Reagan and the Cold War?

One of the responses to my earlier piece about FDR and Reagan argued that Reagan didn't win the Cold War- that it was a "45 year bipartisan effort". This is wrong.

It was neither a "bipartisan effort" that won the cold war nor the actions of one man. It was a war that was never won at all. The Russians decided to turf it, largely because it simply didn't work. The end of the Soviet Union was at heart an internal matter, which is why nobody was able to predict it beforehand. (Please don't mention Reagan and Thatcher. That was bluster, not prediction.)

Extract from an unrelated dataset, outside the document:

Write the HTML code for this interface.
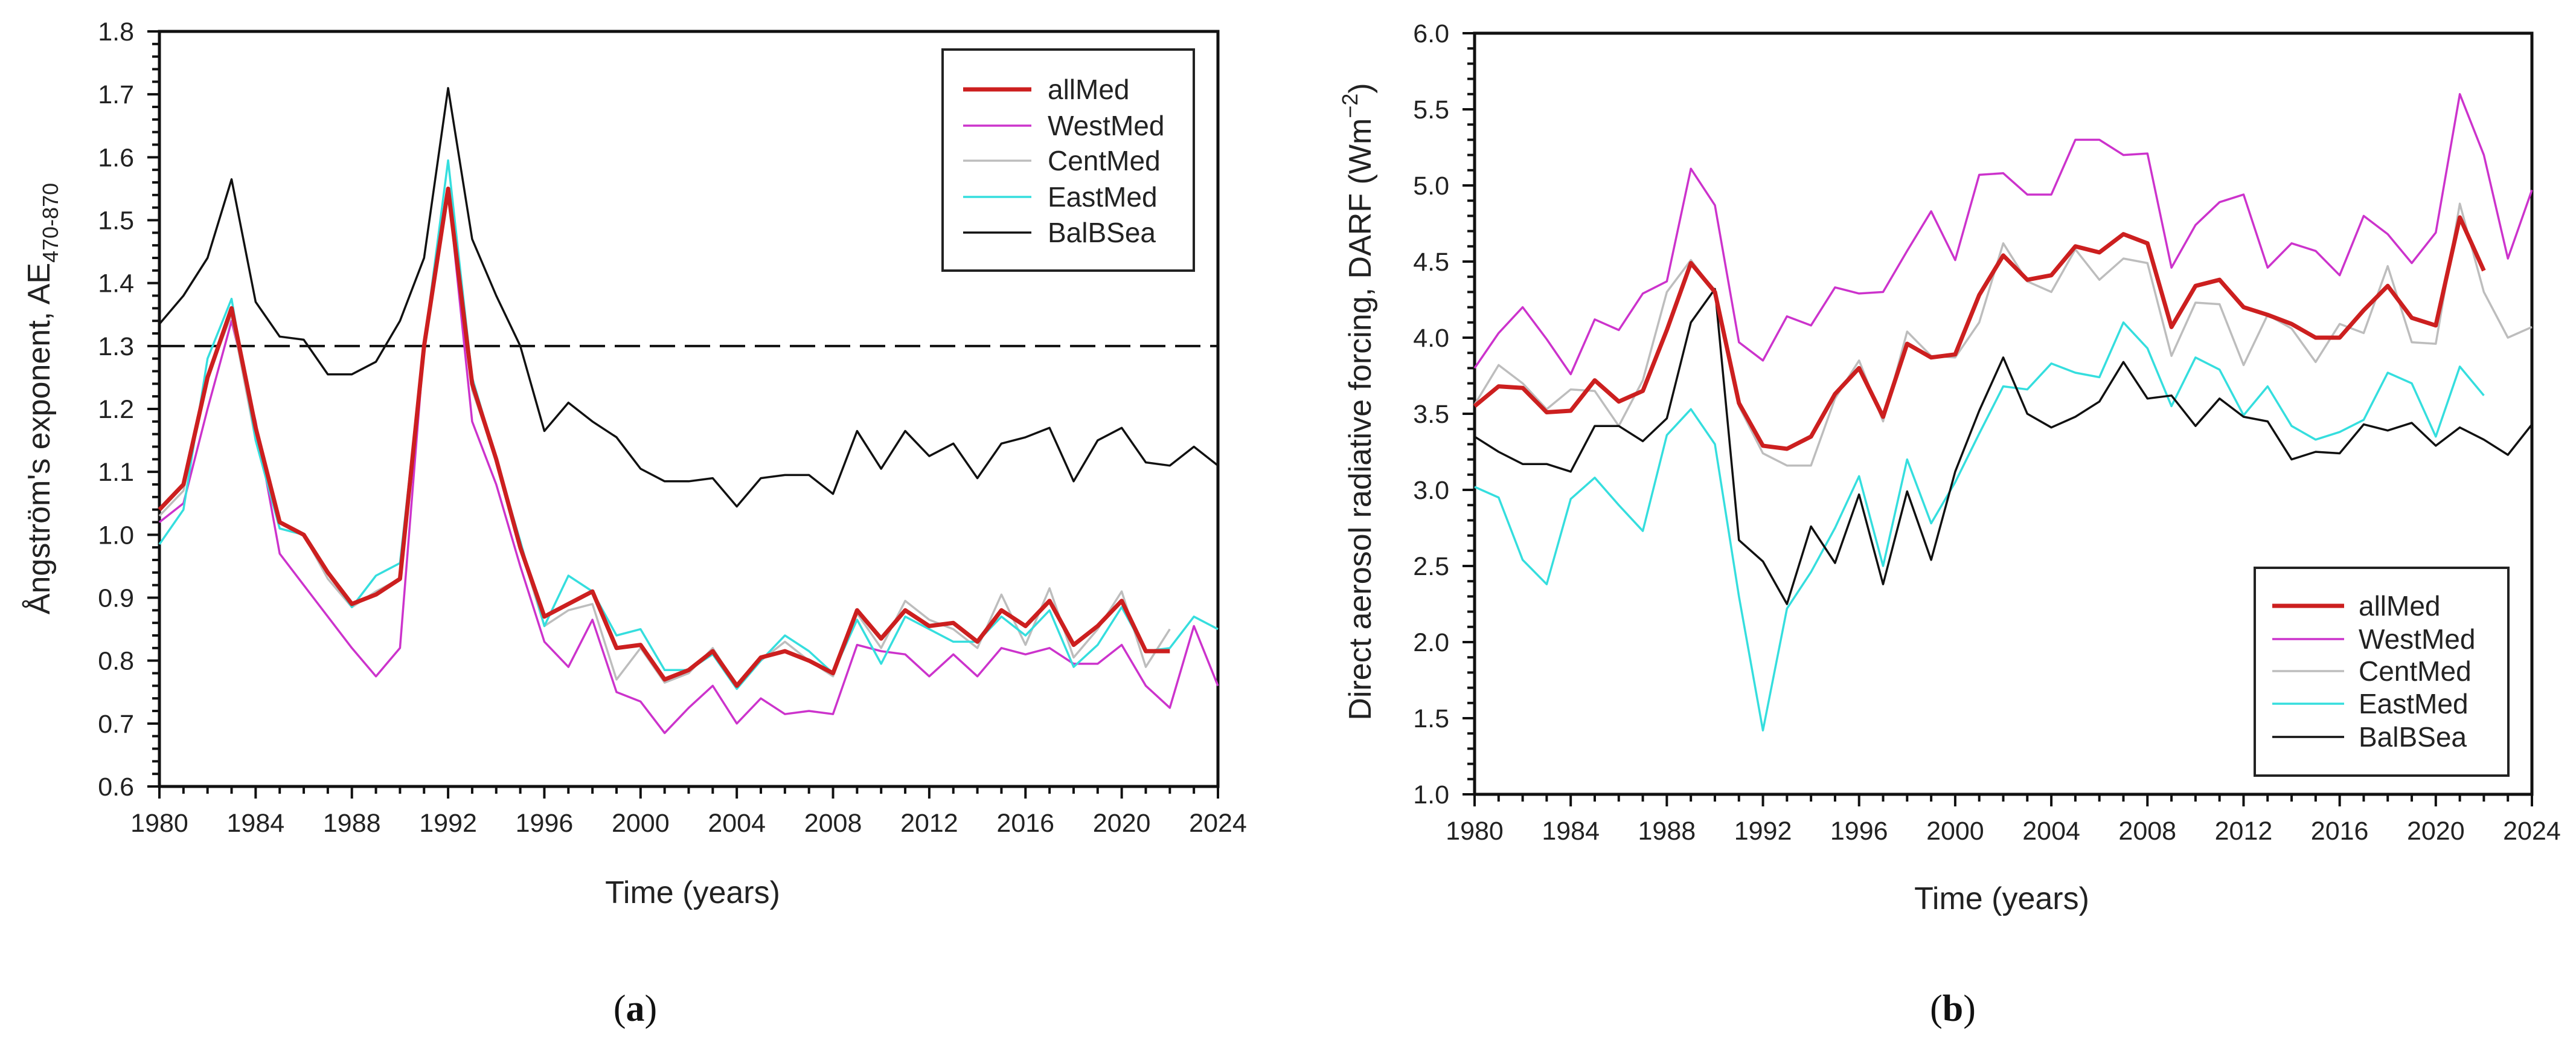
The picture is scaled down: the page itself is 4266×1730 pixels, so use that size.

As for the annihilation I predicted- no, that is not speculation. Prior to Gorbachev, the Soviets were in disarray- Reagan was able to act tough due to the leadership problems. Gorby ended those, but Gorbachev was only one man. The reason his reforms failed was because of the tension between reformers and conservatives within the Kremlin, including between his close advisors. One conservative named Ligachev came very, very close to taking over. The rhetoric was crystal clear: were they to take over, the Soviet Union would no longer be as conciliatory as it is, Perestroika and Glasnost would have ended, and the devolution of power that led to the breakup of the Soviet Union would have been immediately halted.

After that, of course, Reagan's belligerence would have been answered by belligerence in triplicate. And, quite possibly, nukes, as the Russians remained quite paranoid about their American counterparts.

I maintain my position that there was only one man who ended the Cold War, and his name was Mikhail Gorbachev. He didn't intend for it to end the way it did, but he was responsible nonetheless. Reagan's role was, at best, subsidiary. More likely, it was entirely counterproductive.